I’ve seen multiple comments stating that namespacing solves (or at least mitigates) these kinds of attacks. Could someone kindly explain how? I’m sure it’s straightforward, but I don’t see it.
It doesn't, at least not directly. Namespaces make typosquatting more difficult, but it doesn't stop the main other incentives for spamming an index with inauthentic users and packages, i.e.:
1. Sneaking an inauthentic dependency into a tree somewhere;
2. Convincing less experienced users to install your package directly.
My understanding that (2), in particular, is an increasingly issue in cryptocurrency and other communities: inexperienced users typically talk on Discord and other chats, and may not fully understand that `pip install foo` essentially means "allow a random person to run code on my machine."
Indeed it can, and in fact has to by necessity in many cases: `pip install` boils down to (a variant of) `python setup.py install` for many packages, where `setup.py` is package-controlled arbitrary Python code.
This is also true for subcommands like `pip download`, as well as `pip install --dry-run`.
(There's some subtlety here, since this only applies to source distributions and not wheels. But source distributions are still the "baseline" way to distribute Python packages.)
> and a package needs to be imported by a script before anything gets run.
Even with wheels, this part is unfortunately not true: a package can install a `.pth` file[1], which can be used to auto-load code on Python interpreter startup, even if the malicious package itself is never imported directly.
There is a long-term goal to remove setup.py in favor of letting "a thousand flowers bloom".
In modern Python setups, the pyproject.toml contains an entry for the 'build-backend'. There is a fall-back to 'setuptools.build_meta:__legacy__' because a large number of projects still use setup.py.
PyPI recommends hatchling, as the example used in https://packaging.python.org/en/latest/tutorials/packaging-p... ("You can choose from a number of backends; this tutorial uses Hatchling by default, but it will work identically with setuptools, Flit, PDM, and others that support the [project] table for metadata.")
These do not use setup.py.
I use setup.py because the new build backends don't seem to support C extensions all that well. My package also has Cython code, and some Python-based code generation for the C code.
Another package I know, RDKit, by default automatically downloads missing packages if not available. (These packages are provided as source from the respective authors.)
I think distribution people really don't want the build step to be able to run arbitrary code, but they face a long, up-hill battle.
Just as a note: build backends still run arbitrary code. You’re exchanging a `setup.py` for an arbitrary Python package that specifies the build backend, and packages can specify their own backend (including one embedded in their own source).

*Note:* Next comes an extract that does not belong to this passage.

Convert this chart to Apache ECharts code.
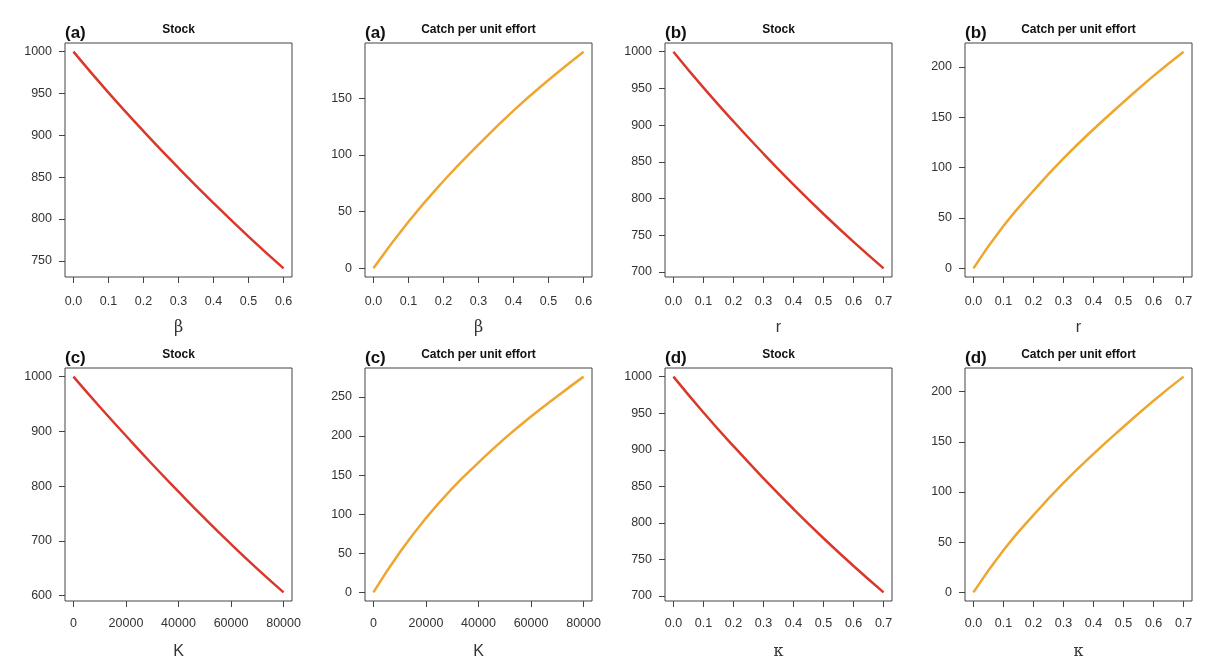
<!DOCTYPE html>
<html>
<head>
<meta charset="utf-8">
<script src="https://cdn.jsdelivr.net/npm/echarts@6/dist/echarts.min.js"></script>
<style>html,body{margin:0;padding:0;background:#fff}#c{width:1212px;height:666px}</style>
</head>
<body>
<div id="c"></div>
<script>
// ---- data ----
const betaX = [0, 0.1, 0.2, 0.3, 0.4, 0.5, 0.6];
const stockBeta = [1000, 951, 905, 861, 819, 779, 741];
const cpueBeta = [0, 41, 77, 109, 139, 166, 191];

const rX = [0, 0.1, 0.2, 0.3, 0.4, 0.5, 0.6, 0.7];
const stockR = [1000, 951, 905, 861, 819, 779, 741, 705];
const cpueR = [0, 42, 77, 109, 138, 165, 191, 215];

const KX = [0, 10000, 20000, 30000, 40000, 50000, 60000, 70000, 80000];
const stockK = [1000, 945, 892, 840, 790, 741, 694, 649, 606];
const cpueK = [0, 51, 95, 133, 166, 197, 225, 251, 276];

const kappaX = [0, 0.1, 0.2, 0.3, 0.4, 0.5, 0.6, 0.7];
const stockKappa = [1000, 951, 905, 861, 819, 779, 741, 705];
const cpueKappa = [0, 42, 77, 109, 138, 165, 191, 215];

// tick labels
const xTicksBeta = [0, 0.1, 0.2, 0.3, 0.4, 0.5, 0.6];
const xTicksR = [0, 0.1, 0.2, 0.3, 0.4, 0.5, 0.6, 0.7];
const xTicksK = [0, 20000, 40000, 60000, 80000];
const yTicksStock50a = [750, 800, 850, 900, 950, 1000];
const yTicksStock50b = [700, 750, 800, 850, 900, 950, 1000];
const yTicksStock100 = [600, 700, 800, 900, 1000];
const yTicksCpue150 = [0, 50, 100, 150];
const yTicksCpue200 = [0, 50, 100, 150, 200];
const yTicksCpue250 = [0, 50, 100, 150, 200, 250];

const panelTags = ['(a)', '(a)', '(b)', '(b)', '(c)', '(c)', '(d)', '(d)'];
const panelTitles = ['Stock', 'Catch per unit effort', 'Stock', 'Catch per unit effort',
                     'Stock', 'Catch per unit effort', 'Stock', 'Catch per unit effort'];
const axisNames = ['β', 'β', 'r', 'r', 'K', 'K', 'κ', 'κ'];

// ---- layout/style ----
const RED = '#d9382a', ORANGE = '#eea62e';
const lefts = [65, 365, 665, 965], W = 227;
const tops = [43, 368], Hs = [234, 233];

const panels = [
  {x: betaX, y: stockBeta, xt: xTicksBeta, yt: yTicksStock50a, c: RED, dec: true},
  {x: betaX, y: cpueBeta, xt: xTicksBeta, yt: yTicksCpue150, c: ORANGE, dec: true},
  {x: rX, y: stockR, xt: xTicksR, yt: yTicksStock50b, c: RED, dec: true},
  {x: rX, y: cpueR, xt: xTicksR, yt: yTicksCpue200, c: ORANGE, dec: true},
  {x: KX, y: stockK, xt: xTicksK, yt: yTicksStock100, c: RED, dec: false},
  {x: KX, y: cpueK, xt: xTicksK, yt: yTicksCpue250, c: ORANGE, dec: false},
  {x: kappaX, y: stockKappa, xt: xTicksR, yt: yTicksStock50b, c: RED, dec: true},
  {x: kappaX, y: cpueKappa, xt: xTicksR, yt: yTicksCpue200, c: ORANGE, dec: true}
];

const FONT = '"Liberation Sans", Arial, Helvetica, sans-serif';
const grids = [], xAxes = [], yAxes = [], series = [], graphics = [];

panels.forEach((p, i) => {
  const col = i % 4, row = Math.floor(i / 4);
  const left = lefts[col], top = tops[row], h = Hs[row];
  grids.push({left: left, top: top, width: W, height: h, show: true,
    borderColor: '#444', borderWidth: 1, backgroundColor: 'transparent', containLabel: false});
  const xmin = Math.min(...p.x), xmax = Math.max(...p.x);
  const ymin = Math.min(...p.y), ymax = Math.max(...p.y);
  const dx = (xmax - xmin) * 0.04, dy = (ymax - ymin) * 0.04;
  const serif = (axisNames[i] === 'β' || axisNames[i] === 'κ');
  xAxes.push({
    type: 'value', gridIndex: i, min: xmin - dx, max: xmax + dx, position: 'bottom',
    axisLine: {show: false, onZero: false},
    splitLine: {show: false},
    axisTick: {show: true, inside: false, length: 6, lineStyle: {color: '#444', width: 1}, customValues: p.xt},
    axisLabel: {show: true, margin: row === 0 ? 18 : 16, color: '#333', fontSize: 12.5, fontFamily: FONT,
      customValues: p.xt,
      formatter: v => p.dec ? Number(v).toFixed(1) : String(Math.round(v))},
    name: axisNames[i], nameLocation: 'middle', nameGap: row === 0 ? 43 : 43,
    nameTextStyle: {color: '#333', fontSize: 16,
      fontFamily: serif ? '"DejaVu Serif", "Liberation Serif", serif' : FONT}
  });
  yAxes.push({
    type: 'value', gridIndex: i, min: ymin - dy, max: ymax + dy, position: 'left',
    axisLine: {show: false, onZero: false},
    splitLine: {show: false},
    axisTick: {show: true, inside: false, length: 6, lineStyle: {color: '#444', width: 1}, customValues: p.yt},
    axisLabel: {show: true, margin: 13, color: '#333', fontSize: 12.5, fontFamily: FONT,
      customValues: p.yt, formatter: v => String(Math.round(v))}
  });
  series.push({
    type: 'line', xAxisIndex: i, yAxisIndex: i,
    data: p.x.map((xv, k) => [xv, p.y[k]]),
    smooth: true, showSymbol: false, symbol: 'none',
    lineStyle: {color: p.c, width: 2.5}, silent: true, animation: false
  });
  graphics.push({type: 'text', x: left, y: top - 1,
    style: {text: panelTags[i], fill: '#111', font: 'bold 17px ' + FONT, textAlign: 'left', textVerticalAlign: 'bottom'}});
  graphics.push({type: 'text', x: left + W / 2, y: top - 7,
    style: {text: panelTitles[i], fill: '#111', font: 'bold 12px ' + FONT, textAlign: 'center', textVerticalAlign: 'bottom'}});
});

const chart = echarts.init(document.getElementById('c'), null, {renderer: 'canvas'});
chart.setOption({
  backgroundColor: '#fff',
  animation: false,
  grid: grids, xAxis: xAxes, yAxis: yAxes, series: series,
  graphic: graphics
});
</script>
</body>
</html>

Python as an ecosystem will probably never be able to fully remove build-time code execution from sdists, since native extensions fundamentally rely on it. The best we can do is unify and streamline them so that as many people upload wheels as possible.
Thank you. I don't think I was clear enough that the desire really doesn't match reality, in part because I'm not clear about that myself. I don't have a deep understanding of the new way of doing things, having only read about them whilst trying to understand if/when I should migrate from setup.py.
> including one embedded in their own source
I didn't know about that! I thought it needed to be a pre-build dependency.
It's a lot easier to typo a package (e.g. requests -> request results in the wrong package) than it is to typo a namespace-package (@namespace/requests -> @namespace/request would result in an error).
Somewhat likewise, namespaces can build trust in a way that single packages can't
With namespacing you still run the risk of @namespace/requests -> @namsepace/requests typos.
These may not be all that obvious. For example, the name of the popular Rust HTTP client "reqwest" is an intentional typo. tokio vs tokyo can also be a less than obvious typo.
On the other hand, this opens up for two potential places to typo. Both the name and the namespace.
This happens often to me on GitHub, you keep browsing some code, only to later realize you are in someone’s personal fork of the official project. Especially when the original author isn’t a big organization, you only have two equally arbitrary usernames as namespaces to compare against.
If the namespace is handled correctly, you won't accidentally download a malicious dependency if you get the namespace right. You'll get an error, but that's what you want for that kind of typo.
The cryptic username problem is indeed a bother, but often popular projects will use readable names for their Github accounts. There's no real fix for that if you depend on a much smaller project. When you think you may be running that risk, you should probably wonder if it's a good idea to depend on a project made by someone small enough not to be instantly recognizable within your specific programming niche.